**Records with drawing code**
-- Begin --
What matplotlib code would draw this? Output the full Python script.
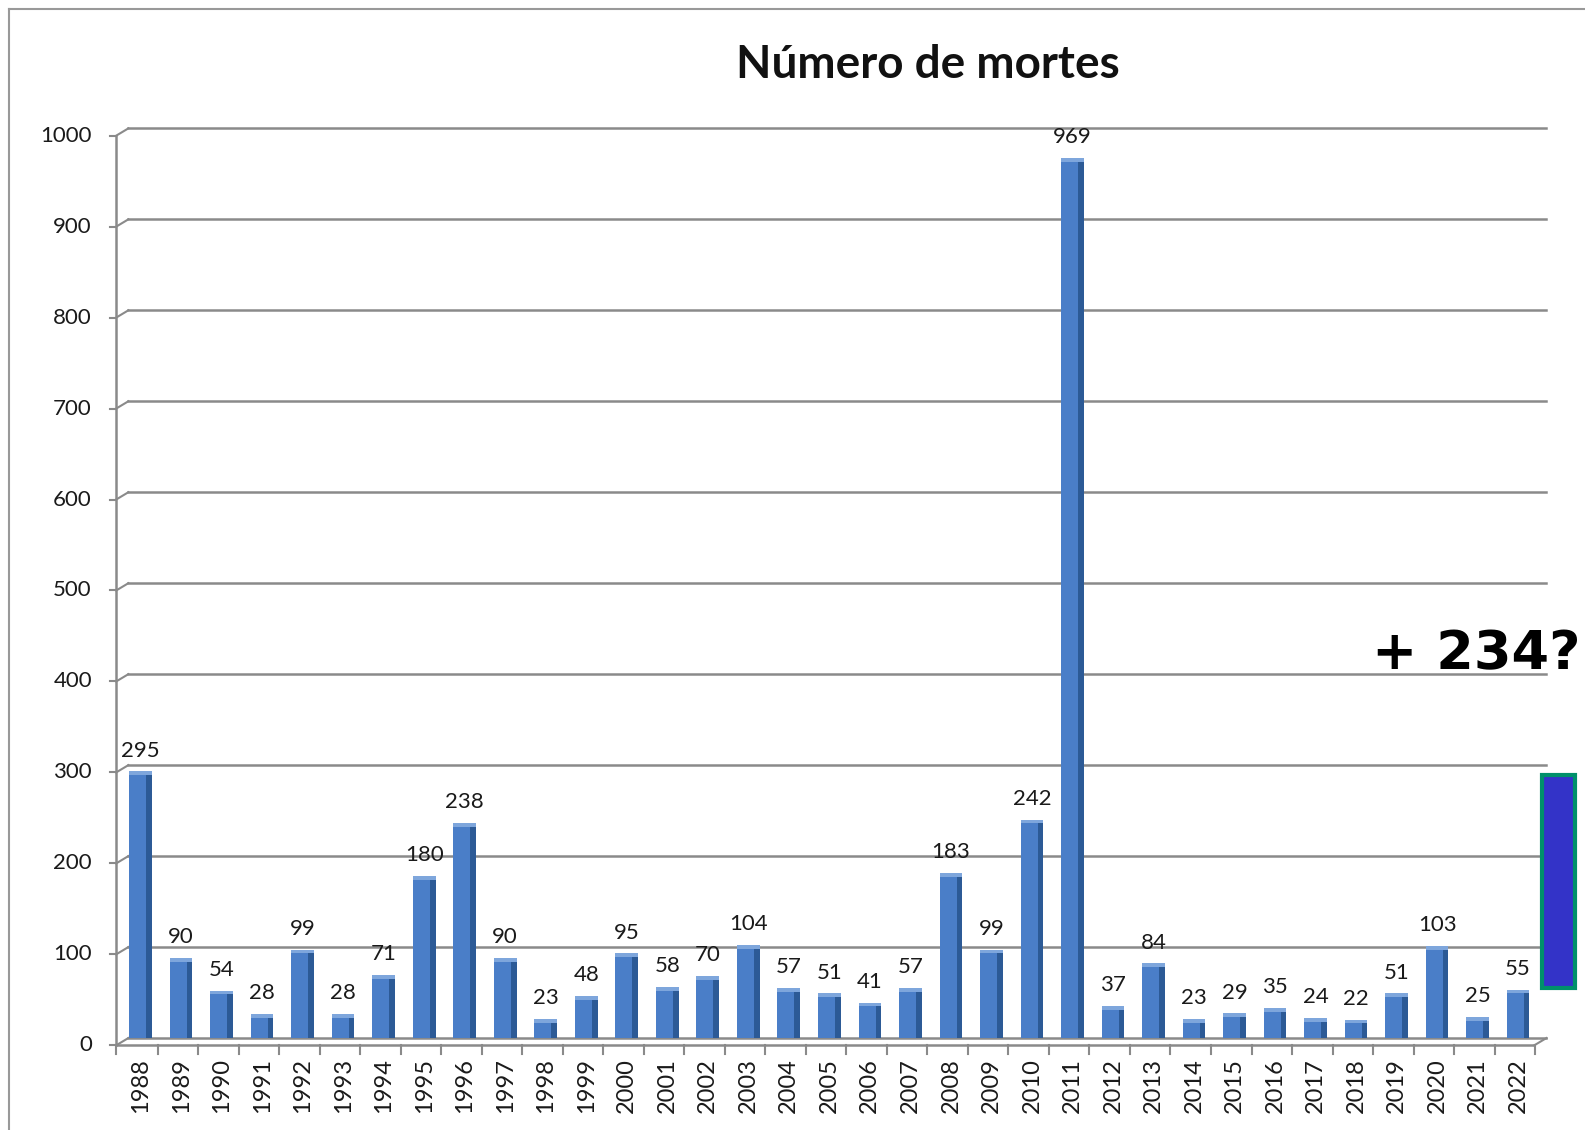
import matplotlib.pyplot as plt
from matplotlib.patches import Rectangle
import numpy as np

years = [str(y) for y in range(1988, 2023)]
deaths = [295, 90, 54, 28, 99, 28, 71, 180, 238, 90, 23, 48, 95, 58, 70, 104,
          57, 51, 41, 57, 183, 99, 242, 969, 37, 84, 23, 29, 35, 24, 22, 51,
          103, 25, 55]
extra = 234
extra_label = '+ 234?'
yticks = list(range(0, 1001, 100))

plt.rcParams['font.family'] = ['Lato', 'DejaVu Sans']

fig = plt.figure(figsize=(15.85, 11.3), dpi=100)
ax = fig.add_axes([0.0810, 0.0814, 0.8947, 0.8050])
ax.set_xlim(-0.30, 34.70)
ax.set_ylim(0, 1000)
ax.axis('off')

grid_c = '#8a8a8a'
off = 8  # front/back depth offset in data units
x_front = -0.60

# back wall gridlines + slanted connectors to the front axis
for v in yticks:
    ax.plot([-0.30, 34.70], [v, v], color=grid_c, lw=1.8, clip_on=False, zorder=1)
    ax.plot([x_front, -0.30], [v - off, v], color=grid_c, lw=1.5, clip_on=False, zorder=1)
    ax.plot([x_front - 0.15, x_front], [v - off, v - off], color=grid_c, lw=1.5, clip_on=False)
    ax.text(x_front - 0.6, v - off, str(v), ha='right', va='center', fontsize=16,
            color='#1a1a1a', clip_on=False)

# front axis and floor
ax.plot([x_front, x_front], [-off, 1000 - off], color=grid_c, lw=1.8, clip_on=False)
ax.plot([x_front, 34.40], [-off, -off], color=grid_c, lw=1.8, clip_on=False)
ax.plot([34.40, 34.70], [-off, 0], color=grid_c, lw=1.5, clip_on=False)
for i in range(len(years)):
    ax.plot([i + 0.42, i + 0.42], [-off, -off - 10], color=grid_c, lw=1.5, clip_on=False)
ax.plot([x_front, x_front], [-off, -off - 10], color=grid_c, lw=1.5, clip_on=False)

# bars with a simple 3D look (front face sits a little in front of the wall)
x = np.arange(len(years))
vals = np.array(deaths)
front_w, side_w = 0.42, 0.14
ax.bar(x - side_w / 2, vals - 2, bottom=-4, width=front_w,
       color='#4a7ec8', zorder=3)
ax.bar(x + front_w / 2, vals - 2, bottom=-2, width=side_w,
       color='#2c5a96', zorder=3)
ax.bar(x, 4, bottom=vals - 6, width=front_w + side_w, color='#7ea6dc', zorder=3)

for xi, v in zip(x, deaths):
    ax.text(xi, v + 10, str(v), ha='center', va='bottom', fontsize=16,
            color='#1a1a1a', zorder=4)

for xi, yr in zip(x, years):
    ax.text(xi, -off - 14, yr, rotation=90, ha='center', va='top', fontsize=17,
            color='#1a1a1a', clip_on=False)

ax.set_title('Número de mortes', fontsize=33, fontweight='bold', pad=36,
             x=0.564, color='#111111')

# the hypothetical extra bar
ax.add_patch(Rectangle((35 - 0.40, deaths[-1]), 0.80, extra, facecolor='#3333c8',
                       edgecolor='#00906a', lw=3, clip_on=False, zorder=5))
ax.text(35.55, 405, extra_label, ha='right', va='baseline', fontsize=39,
        fontweight='bold', family='DejaVu Sans', color='black', clip_on=False)

# outer frame of the pasted chart
fig.add_artist(plt.Line2D([9 / 1585, 9 / 1585], [0, 1 - 9 / 1130],
                          transform=fig.transFigure, color='#999999', lw=1.5))
fig.add_artist(plt.Line2D([9 / 1585, 1], [1 - 9 / 1130, 1 - 9 / 1130],
                          transform=fig.transFigure, color='#999999', lw=1.5))

fig.savefig('out.png', dpi=100)
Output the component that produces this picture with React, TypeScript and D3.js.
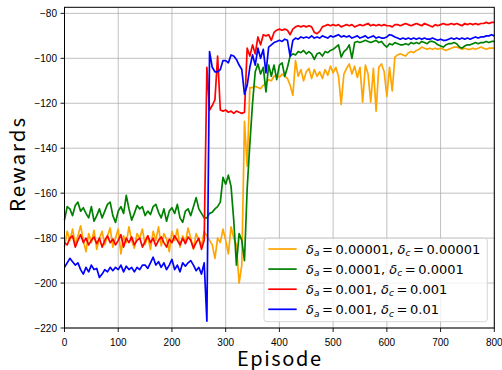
-- End --
**WRITTEN PROBLEM**
Exactly restate the lines from the beginning of the data through the line with "x_front = -0.60", and no others, keeping pictures out.

**OUTPUT FOR THIS TASK**
What matplotlib code would draw this? Output the full Python script.
import matplotlib.pyplot as plt
from matplotlib.patches import Rectangle
import numpy as np

years = [str(y) for y in range(1988, 2023)]
deaths = [295, 90, 54, 28, 99, 28, 71, 180, 238, 90, 23, 48, 95, 58, 70, 104,
          57, 51, 41, 57, 183, 99, 242, 969, 37, 84, 23, 29, 35, 24, 22, 51,
          103, 25, 55]
extra = 234
extra_label = '+ 234?'
yticks = list(range(0, 1001, 100))

plt.rcParams['font.family'] = ['Lato', 'DejaVu Sans']

fig = plt.figure(figsize=(15.85, 11.3), dpi=100)
ax = fig.add_axes([0.0810, 0.0814, 0.8947, 0.8050])
ax.set_xlim(-0.30, 34.70)
ax.set_ylim(0, 1000)
ax.axis('off')

grid_c = '#8a8a8a'
off = 8  # front/back depth offset in data units
x_front = -0.60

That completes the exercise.